AQR is known for its value orientation but Asness is quick to point out there are other key strategies employed. During this week’s interview, we’ll discuss the four core strategies AQR has identified over the years that can add a performance edge to portfolios.

If you miss the premiere show of our new season on air this week, you can always watch it on our website. It’s available to our PREMIUM viewers right now and to everyone else over the weekend. We also have an EXTRA interview with Asness about his research on a seldom used but highly effective ice hockey strategy that has investment applications.

Also, if you're looking to take WEALTHTRACK with you on your commute or travels, you can now find the WEALTHTRACK podcast on TuneIn, Stitcher, and SoundCloud, as well as iTunes. Find out more on the WEALTHTRACK Podcast page.

Thank you so much for watching. Have a great weekend and make the week ahead a profitable and a productive one!

Best regards,

Consuelo

Video Clip:



Comments

  • edited June 2018
    His Assness needs to explain performance of QLENX and QMNNX. Why they matched S&P 500 trajectory when the going was good, and why they are suddenly sucking wind this year.

    Makes you wonder if these funds are really doing what they are supposed to do.
  • These funds are not magic formulas. Some times they will be positioned well, other times they won't be. What ends up being important is how they do over time, over an economic cycle, and almost always the answer is - no better than a plain vanilla balanced fund.

    Now, if you are going to trade in and out of these funds you are going to lose. By the time you notice, hey this guy has the magic touch, you will be buying high. When you notice they are "sucking wind", you are likely to sell low.

    Give me that good old balanced fund anytime.
  • Ok good. So timing is important. People who bought it in last few months, would be good to know what they are doing now. "Long Term" has different meaning when your investment is down 8% in 6 months. An investment that's NOT supposed to do that.

    I've sworn off his Assness because they are not retail investor friendly shop. I'm happy with my OTCRX.

    Confused though with what you said about balanced funds. His Asness has one??? Else, I agree with what you are saying. I have a slew of balanced funds.
  • OTCRX. 1.97% ER. Too costly, even if they have he finest team. you ca't expect much with that burden.
  • edited June 2018
    "Long Term" has different meaning when your investment is down 8% in 6 months. An investment that's NOT supposed to do that.
    VF, where did you come up with that rule???

    Long term certainly means more than 6 months to most people. Timing is less important if you are a long term investor. Timing I suppose is more meaningful if you trade in and out of funds. But I don't believe that is a winning strategy.

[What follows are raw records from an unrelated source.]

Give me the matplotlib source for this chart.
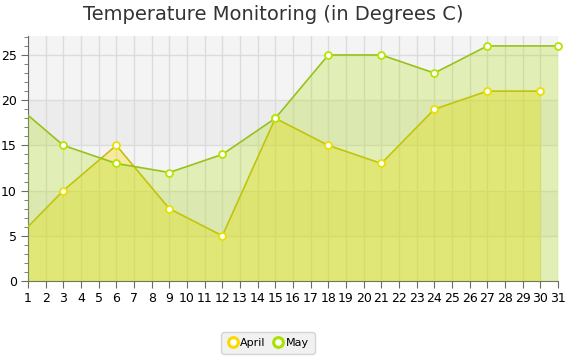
import matplotlib.pyplot as plt
from matplotlib.ticker import MultipleLocator
from matplotlib.lines import Line2D

# data (series start at day 0, axis is cut at day 1)
april_days = [0, 3, 6, 9, 12, 15, 18, 21, 24, 27, 30]
april_temp = [4, 10, 15, 8, 5, 18, 15, 13, 19, 21, 21]
may_days = [0, 3, 6, 9, 12, 15, 18, 21, 24, 27, 31]
may_temp = [20, 15, 13, 12, 14, 18, 25, 25, 23, 26, 26]

yellow = '#f9d900'
green = '#a9e200'

fig = plt.figure(figsize=(5.69, 3.58), dpi=100)
ax = fig.add_axes([28/569, 1 - 281/358, 530/569, 245/358])

ax.set_xlim(1, 31)
ax.set_ylim(0, 27.1)

# background bands
ax.set_facecolor('#f4f4f4')
for lo in (5, 15):
    ax.axhspan(lo, lo + 5, color='#ececec', zorder=0, lw=0)

ax.grid(True, which='major', color='#dcdcdc', lw=1, zorder=1)
ax.xaxis.set_major_locator(MultipleLocator(1))
ax.yaxis.set_major_locator(MultipleLocator(5))
ax.yaxis.set_minor_locator(MultipleLocator(1))

ax.fill_between(april_days, april_temp, 0, color=yellow, alpha=0.35, lw=0, zorder=2)
ax.plot(april_days, april_temp, color='#c9bb10', lw=1.2, zorder=3)
ax.fill_between(may_days, may_temp, 0, color=green, alpha=0.25, lw=0, zorder=4)
ax.plot(may_days, may_temp, color='#96c21a', lw=1.2, zorder=5)

ax.plot(april_days[1:], april_temp[1:], 'o', ms=5, mfc='white', mec='#e8e000', mew=1.3,
        zorder=6, clip_on=False)
ax.plot(may_days[1:], may_temp[1:], 'o', ms=5, mfc='white', mec='#b8e400', mew=1.3,
        zorder=7, clip_on=False)

for s in ('top', 'right'):
    ax.spines[s].set_visible(False)
for s in ('left', 'bottom'):
    ax.spines[s].set_color('#6a6a6a')
ax.tick_params(which='major', length=5, color='#6a6a6a', labelsize=9, pad=3)
ax.tick_params(which='minor', length=3, color='#6a6a6a')
ax.tick_params(axis='x', which='minor', length=0)

fig.suptitle('Temperature Monitoring (in Degrees C)', y=0.985, x=0.48,
             fontsize=14, color='#333333')

handles = [Line2D([], [], marker='o', ls='none', ms=7, mfc='white', mec=yellow, mew=2.2),
           Line2D([], [], marker='o', ls='none', ms=7, mfc='white', mec=green, mew=2.2)]
leg = fig.legend(handles, ['April', 'May'], loc='center', bbox_to_anchor=(268/569, 1 - 343/358),
                 ncol=2, fontsize=8, frameon=True, fancybox=True, handletextpad=0.2,
                 columnspacing=0.6, borderpad=0.5, handlelength=1)
leg.get_frame().set_facecolor('#eeeeee')
leg.get_frame().set_edgecolor('#cccccc')

fig.savefig('out.png', dpi=100)
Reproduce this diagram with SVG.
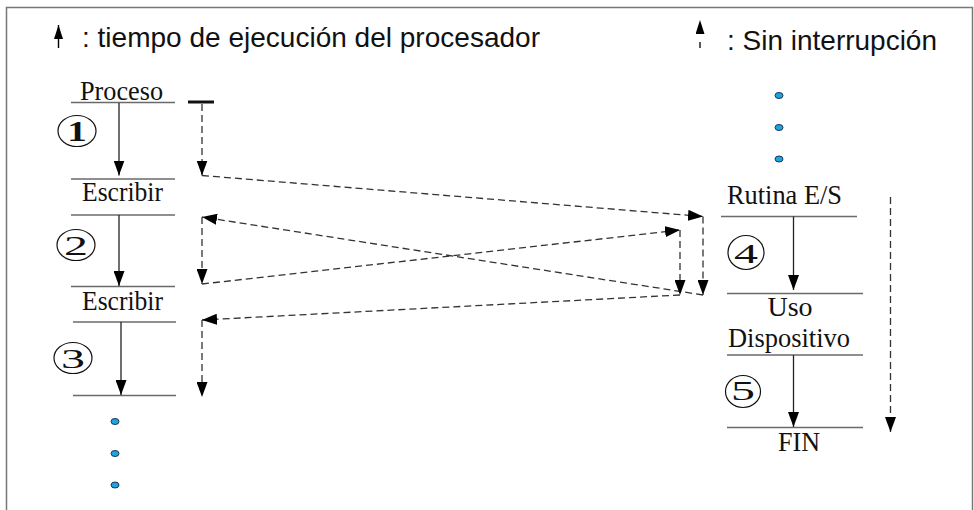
<svg xmlns="http://www.w3.org/2000/svg" width="974" height="510" viewBox="0 0 974 510">
  <style>
    .legend { font-family: "Liberation Sans", Arial, sans-serif; font-size: 28px; fill: #111; }
    .label { font-family: "Liberation Serif", "Times New Roman", serif; font-size: 28px; fill: #111; }
    .num { font-family: "Liberation Serif", "Times New Roman", serif; fill: #111; text-anchor: middle; }
    .rule { stroke: #6a6a6a; stroke-width: 1.5; fill: none; }
    .flow { stroke: #222; stroke-width: 1.3; fill: none; marker-end: url(#head); }
    .wait-end { stroke: #333; stroke-width: 1.3; fill: none; stroke-dasharray: 7 4; marker-end: url(#head); }
    .badge { fill: #fff; stroke: #111; stroke-width: 1.2; }
    .dot { fill: #1aa6e6; stroke: #1b3550; stroke-width: 1; }
  </style>
  <defs>
    <marker id="head" viewBox="0 0 15 11" markerWidth="15" markerHeight="11" refX="15" refY="5.5" orient="auto" markerUnits="userSpaceOnUse">
      <path d="M0,0 L15,5.5 L0,11 z" fill="#000"/>
    </marker>
    <marker id="head-legend" viewBox="0 0 14 9" markerWidth="14" markerHeight="9" refX="14" refY="4.5" orient="auto" markerUnits="userSpaceOnUse">
      <path d="M0,0 L14,4.5 L0,9 z" fill="#000"/>
    </marker>
  </defs>

  <rect width="974" height="510" fill="#fff"/>
  <!-- frame -->
  <path d="M6.5,510 V7.5 H972.5 V510" fill="none" stroke="#777" stroke-width="1.5"/>

  <!-- legend -->
  <g id="legend">
    <line x1="58.5" y1="48" x2="58.5" y2="25" stroke="#000" stroke-width="1.4" marker-end="url(#head-legend)"/>
    <text class="legend" x="82" y="47" textLength="458" lengthAdjust="spacingAndGlyphs">: tiempo de ejecución del procesador</text>
    <line x1="700" y1="48" x2="700" y2="20" stroke="#000" stroke-width="1.3" stroke-dasharray="6 8" marker-end="url(#head-legend)"/>
    <text class="legend" x="727" y="50" textLength="210" lengthAdjust="spacingAndGlyphs">: Sin interrupción</text>
  </g>

  <!-- process column -->
  <g id="proceso">
    <text class="label" x="80" y="100" textLength="83" lengthAdjust="spacingAndGlyphs">Proceso</text>
    <line class="rule" x1="71" y1="102.5" x2="175" y2="102.5"/>
    <line x1="188" y1="102" x2="214" y2="102" stroke="#111" stroke-width="3"/>
  </g>
  <g id="paso1">
    <ellipse class="badge" cx="77" cy="131" rx="19" ry="15.5"/>
    <text class="num" x="77" y="141" font-size="30" font-weight="bold" transform="translate(77 0) scale(1.3 1) translate(-77 0)">1</text>
  </g>
  <g id="escribir1">
    <line class="rule" x1="71" y1="179" x2="175" y2="179"/>
    <text class="label" x="82" y="201" textLength="81" lengthAdjust="spacingAndGlyphs">Escribir</text>
    <line class="rule" x1="71" y1="215" x2="175" y2="215"/>
  </g>
  <g id="paso2">
    <ellipse class="badge" cx="76" cy="245" rx="19" ry="15.5"/>
    <text class="num" x="76" y="255" font-size="30" transform="translate(76 0) scale(1.6 0.9) translate(-76 28)">2</text>
  </g>
  <g id="escribir2">
    <line class="rule" x1="71" y1="286.5" x2="175" y2="286.5"/>
    <text class="label" x="82" y="310" textLength="81" lengthAdjust="spacingAndGlyphs">Escribir</text>
    <line class="rule" x1="73" y1="322" x2="176" y2="322"/>
  </g>
  <g id="paso3">
    <ellipse class="badge" cx="73" cy="358" rx="19" ry="15.5"/>
    <text class="num" x="73" y="368" font-size="30" transform="translate(73 0) scale(1.6 0.9) translate(-73 41)">3</text>
  </g>
  <g id="fin-proceso">
    <line class="rule" x1="73" y1="395.5" x2="176" y2="395.5"/>
  </g>
  <g id="continua-proceso">
    <ellipse class="dot" cx="115" cy="421.5" rx="4" ry="3"/>
    <ellipse class="dot" cx="115" cy="453.5" rx="4" ry="3"/>
    <ellipse class="dot" cx="115" cy="485" rx="4" ry="3"/>
  </g>

  <!-- I/O routine column -->
  <g id="previo-rutina">
    <ellipse class="dot" cx="779" cy="95.5" rx="4" ry="3"/>
    <ellipse class="dot" cx="779" cy="127.5" rx="4" ry="3"/>
    <ellipse class="dot" cx="779" cy="159" rx="4" ry="3"/>
  </g>
  <g id="rutina">
    <text class="label" x="727" y="204" textLength="115" lengthAdjust="spacingAndGlyphs">Rutina E/S</text>
    <line class="rule" x1="721" y1="216.5" x2="857" y2="216.5"/>
  </g>
  <g id="paso4">
    <ellipse class="badge" cx="746" cy="252.5" rx="18" ry="17"/>
    <text class="num" x="746" y="263" font-size="30" transform="translate(746 0) scale(1.6 0.9) translate(-746 29)">4</text>
  </g>
  <g id="dispositivo">
    <line class="rule" x1="727" y1="293.5" x2="863" y2="293.5"/>
    <text class="label" x="790" y="316" text-anchor="middle">Uso</text>
    <text class="label" x="728" y="346.5" textLength="122" lengthAdjust="spacingAndGlyphs">Dispositivo</text>
    <line class="rule" x1="727" y1="355" x2="863" y2="355"/>
  </g>
  <g id="paso5">
    <ellipse class="badge" cx="743" cy="391.5" rx="17.5" ry="16"/>
    <text class="num" x="743" y="401" font-size="30" transform="translate(743 0) scale(1.6 0.9) translate(-743 44)">5</text>
  </g>
  <g id="fin">
    <line class="rule" x1="727" y1="427.5" x2="863" y2="427.5"/>
    <text class="label" x="778" y="450.5" textLength="42" lengthAdjust="spacingAndGlyphs">FIN</text>
  </g>

  <!-- connectors -->
  <g id="connectors">
    <!-- processor time, solid -->
    <line class="flow" x1="119" y1="103" x2="119" y2="175.5"/>
    <line class="flow" x1="119" y1="215" x2="119" y2="286"/>
    <line class="flow" x1="121" y1="322" x2="121" y2="395"/>
    <line class="flow" x1="793.5" y1="216.5" x2="793.5" y2="290"/>
    <line class="flow" x1="793.5" y1="355" x2="793.5" y2="427"/>

    <!-- uninterrupted flow, dashed -->
    <line class="wait-end" x1="202" y1="104" x2="202" y2="175.5"/>
    <line class="wait-end" x1="202" y1="175.5" x2="703" y2="216.5"/>
    <line class="wait-end" x1="703" y1="216.5" x2="703" y2="295"/>
    <line class="wait-end" x1="703" y1="295" x2="202" y2="217"/>
    <line class="wait-end" x1="202" y1="217" x2="202" y2="284"/>
    <line class="wait-end" x1="202" y1="284" x2="680" y2="230"/>
    <line class="wait-end" x1="680" y1="230" x2="680" y2="295"/>
    <line class="wait-end" x1="680" y1="295" x2="202" y2="320"/>
    <line class="wait-end" x1="202" y1="320" x2="202" y2="397"/>
    <line class="wait-end" x1="890.5" y1="197" x2="890.5" y2="432" stroke="#777"/>
  </g>
</svg>
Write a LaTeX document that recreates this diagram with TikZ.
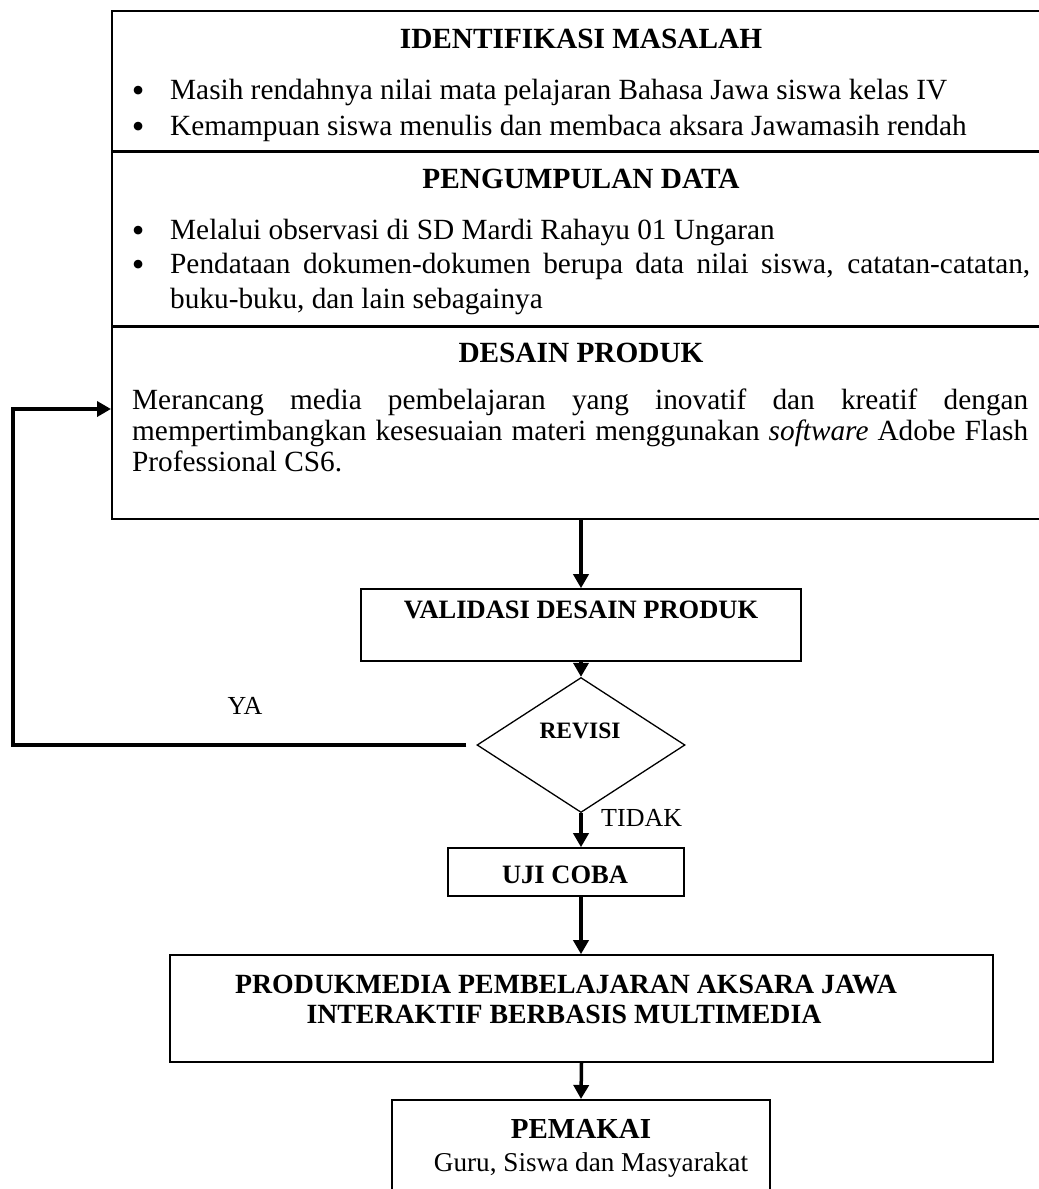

    We probably agree. My point is you can do better investment-wise with a typical balanced fund, equity/bonds, rather than with these strategic funds that Asness proposes, funds that try to zig as the equity market zags.
  • edited June 2018
    That didn't come out right.

    My point is If anyone bought say QLENX 3 years back, she has no trouble holding onto it for the "long term". If one bought it in Jan, it is hard to hold on to it.

    Easy to criticize investors for "buying high and selling low". At "opportune" times, i.e. never in a bear market but after bull market has recovered we keep seeing articles "only if investors had held onto..." etc. etc. As if investors never EVER sell a fund at the right time. As if funds NEVER break, and then go down.

    WTF did I hold on to HSGFX? Because I bought it early. Was that a good decision. No? I held on for the long term didn't I? OTOH if anyone bought Hussman 5 years back and sold it in 6 months he came out ahead. Then my investment in TFS funds. I held on for long time. What happened? Before they could turn around, they simply folded. SEEDX anyone? How many people held on SEEDX for the "Long Term"?

    Regarding OTCRX, I'm able to "hold on" because of WHEN I bought it. It's easy when portfolio shows positive returns for a fund. Not otherwise.

    My point. WHEN you buy, and sell, is important. MUCH more important than which fund you buy. "Long Term" is bullshit and term coined solely to make sure enough foolish assets stay with the firm so they can continue to rake in fees.

    EDIT: Let's see how many SFGIX holders hold on for "long term" if they purchased YTD. What I know is if $ goes up / E goes down, I'm going to buy ARTYX, ARTZX and then trade them. Long Term can kiss my a**.
  • edited June 2018
    Hadn't checked SFGIX in a while; seems it's lost a little more than twice as much as Laura Geritz's new-ish RNWOX during the YTD EM downdraft.

    By the way, +1 to VF's post immediately above.